**Instructions for the task**
Your output is the lines from the first one to the one containing "import pandas as pd", repeated exactly, with images left out.

+++

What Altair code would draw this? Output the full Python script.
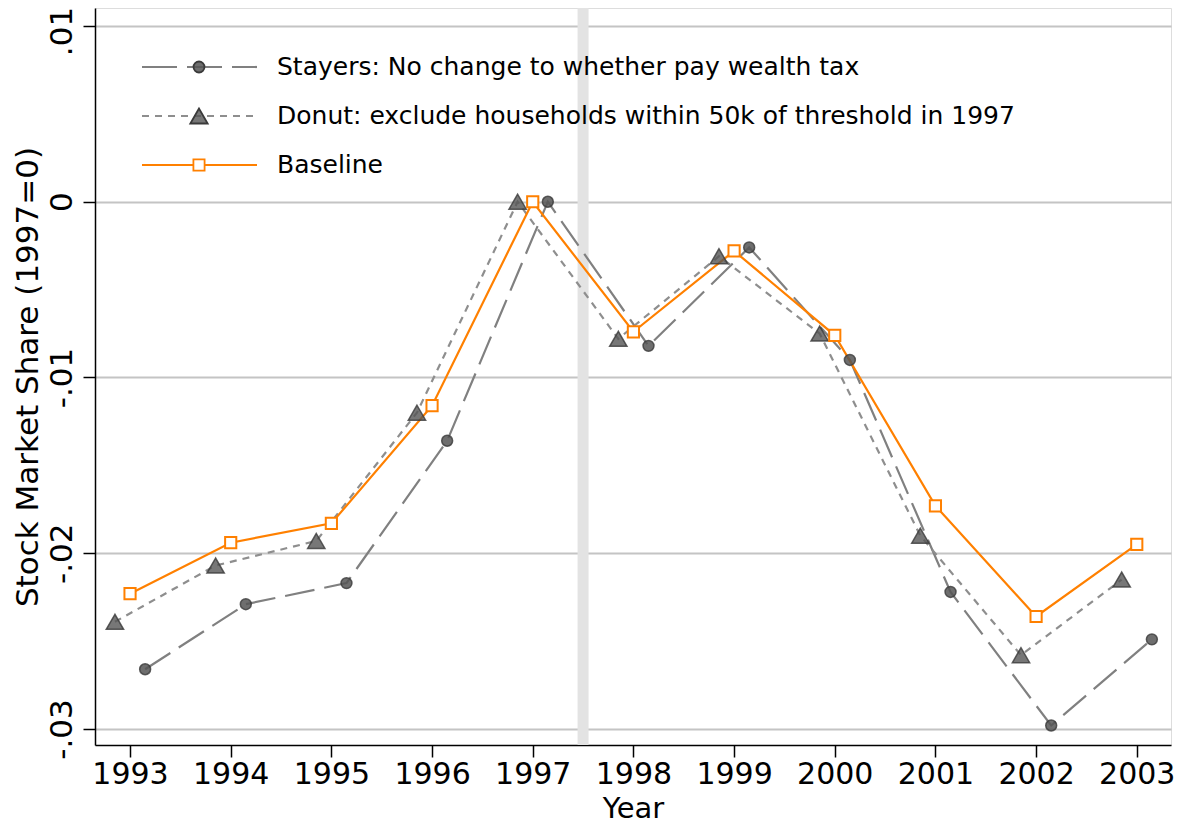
import altair as alt
import pandas as pd

# ---------------- data ----------------
years = [1993, 1994, 1995, 1996, 1997, 1998, 1999, 2000, 2001, 2002, 2003]
stayers = [-0.0266, -0.0229, -0.0217, -0.0136, 0.0000, -0.0082, -0.0026, -0.0090, -0.0222, -0.0298, -0.0249]
donut = [-0.0239, -0.0207, -0.0193, -0.0120, 0.0000, -0.0078, -0.0031, -0.0075, -0.0190, -0.0258, -0.0215]
baseline = [-0.0223, -0.0194, -0.0183, -0.0116, 0.0000, -0.0074, -0.0028, -0.0076, -0.0173, -0.0236, -0.0195]
series_names = [
    "Stayers: No change to whether pay wealth tax",
    "Donut: exclude households within 50k of threshold in 1997",
    "Baseline",
]
y_tick_values = [0.01, 0.0, -0.01, -0.02, -0.03]
y_tick_labels = [".01", "0", "-.01", "-.02", "-.03"]
treatment_year = [1997.5]

# horizontal dodge of the three series (years)
offsets = {"stayers": 0.15, "donut": -0.15, "baseline": 0.0}


def frame(vals, off):
    return pd.DataFrame({"year": years, "pos": [y + off for y in years], "value": vals})


df_st = frame(stayers, offsets["stayers"])
df_dn = frame(donut, offsets["donut"])
df_bl = frame(baseline, offsets["baseline"])
df_band = pd.DataFrame({"pos": treatment_year})

FONT = "DejaVu Sans"

label_expr = "".join(
    f"abs(datum.value - ({v})) < 1e-9 ? '{l}' : " for v, l in zip(y_tick_values, y_tick_labels)
) + "''"

xscale = alt.Scale(domain=[1992.652, 2003.34], nice=False, zero=False)
yscale = alt.Scale(domain=[-0.030911, 0.011024], nice=False, zero=False)

xaxis = alt.Axis(
    values=years, format="d", title="Year", grid=False,
    labelFontSize=30, labelFont=FONT, labelColor="black", labelPadding=2,
    tickSize=12, tickColor="black", tickWidth=1.5,
    domainColor="black", domainWidth=1.5,
    titleFontSize=29, titleFont=FONT, titleFontWeight="normal", titleColor="black",
    titleY=72, titleBaseline="alphabetic",
)
yaxis = alt.Axis(
    values=y_tick_values, labelExpr=label_expr, title="Stock Market Share (1997=0)",
    grid=True, gridColor="#c4c4c4", gridWidth=2,
    labelFontSize=31, labelFont=FONT, labelColor="black", labelAngle=270,
    labelAlign="center", labelBaseline="alphabetic", labelPadding=12,
    labelOffset={"condition": {"test": "datum.value > 0.005", "value": 5}, "value": 0},
    tickSize=12, tickColor="black", tickWidth=1.5,
    domainColor="black", domainWidth=1.5,
    titleFontSize=31, titleFont=FONT, titleFontWeight="normal", titleColor="black",
    titleX=-58, titleBaseline="alphabetic",
)

X = alt.X("pos:Q", scale=xscale, axis=xaxis)
Y = alt.Y("value:Q", scale=yscale, axis=yaxis)

band = alt.Chart(df_band).mark_rule(color="#e3e3e3", strokeWidth=11).encode(
    x=alt.X("pos:Q", scale=xscale, axis=xaxis)
)

ST_LINE = "#808080"
DN_LINE = "#8e8e8e"
ORANGE = "#ff8000"
MK_FILL = "#555555"
MK_STROKE = "#3a3a3a"

line_st = alt.Chart(df_st).mark_line(color=ST_LINE, strokeWidth=2.2, strokeDash=[30, 10]).encode(x=X, y=Y)
line_dn = alt.Chart(df_dn).mark_line(color=DN_LINE, strokeWidth=2.2, strokeDash=[7, 6]).encode(x=X, y=Y)
line_bl = alt.Chart(df_bl).mark_line(color=ORANGE, strokeWidth=2.2).encode(x=X, y=Y)

pt_st = alt.Chart(df_st).mark_point(
    shape="circle", filled=True, size=120, fill=MK_FILL, fillOpacity=0.85,
    stroke=MK_STROKE, strokeWidth=1.5, strokeOpacity=0.8, opacity=1,
).encode(x=X, y=Y)
pt_dn = alt.Chart(df_dn).mark_point(
    shape="triangle-up", filled=True, size=300, fill=MK_FILL, fillOpacity=0.8,
    stroke=MK_STROKE, strokeWidth=1.5, strokeOpacity=0.8, opacity=1,
).encode(x=X, y=Y)
pt_bl = alt.Chart(df_bl).mark_point(
    shape="square", filled=True, size=125, fill="white", fillOpacity=1,
    stroke=ORANGE, strokeWidth=2, opacity=1,
).encode(x=X, y=Y)

# ---------------- legend (inside plot, top-left) ----------------
leg_rows = [59, 108, 157]
leg_x0, leg_x1, leg_mx, leg_tx = 47, 162, 104, 182


def legend_entry(i, dash, color, mshape, msize, mfill, mstroke, mfillop):
    d = pd.DataFrame({"label": [series_names[i]]})
    base = alt.Chart(d)
    line_kw = dict(color=color, strokeWidth=2.2)
    if dash:
        line_kw["strokeDash"] = dash
    rule = base.mark_rule(**line_kw).encode(
        x=alt.value(leg_x0), x2=alt.value(leg_x1), y=alt.value(leg_rows[i])
    )
    mk = base.mark_point(
        shape=mshape, filled=True, size=msize, fill=mfill, fillOpacity=mfillop,
        stroke=mstroke, strokeWidth=1.8, opacity=1,
    ).encode(x=alt.value(leg_mx), y=alt.value(leg_rows[i]))
    txt = base.mark_text(
        align="left", baseline="middle", font=FONT, fontSize=25, color="black"
    ).encode(x=alt.value(leg_tx), y=alt.value(leg_rows[i]), text="label:N")
    return [rule, mk, txt]


legend_layers = (
    legend_entry(0, [35, 10], ST_LINE, "circle", 120, MK_FILL, MK_STROKE, 0.85)
    + legend_entry(1, [7, 6], DN_LINE, "triangle-up", 300, MK_FILL, MK_STROKE, 0.8)
    + legend_entry(2, None, ORANGE, "square", 125, "white", ORANGE, 1)
)

chart = alt.layer(
    band, line_st, line_dn, line_bl, pt_st, pt_dn, pt_bl, *legend_layers
).properties(
    width=1076, height=737,
    autosize=alt.AutoSizeParams(type="none"),
    padding={"left": 87, "top": 0, "right": 6, "bottom": 79},
).configure_view(stroke=None).configure(background="white")

chart.save("out.html", embed_options={"renderer": "svg", "actions": False})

+++

**Result for this task**
What Altair code would draw this? Output the full Python script.
import altair as alt
import pandas as pd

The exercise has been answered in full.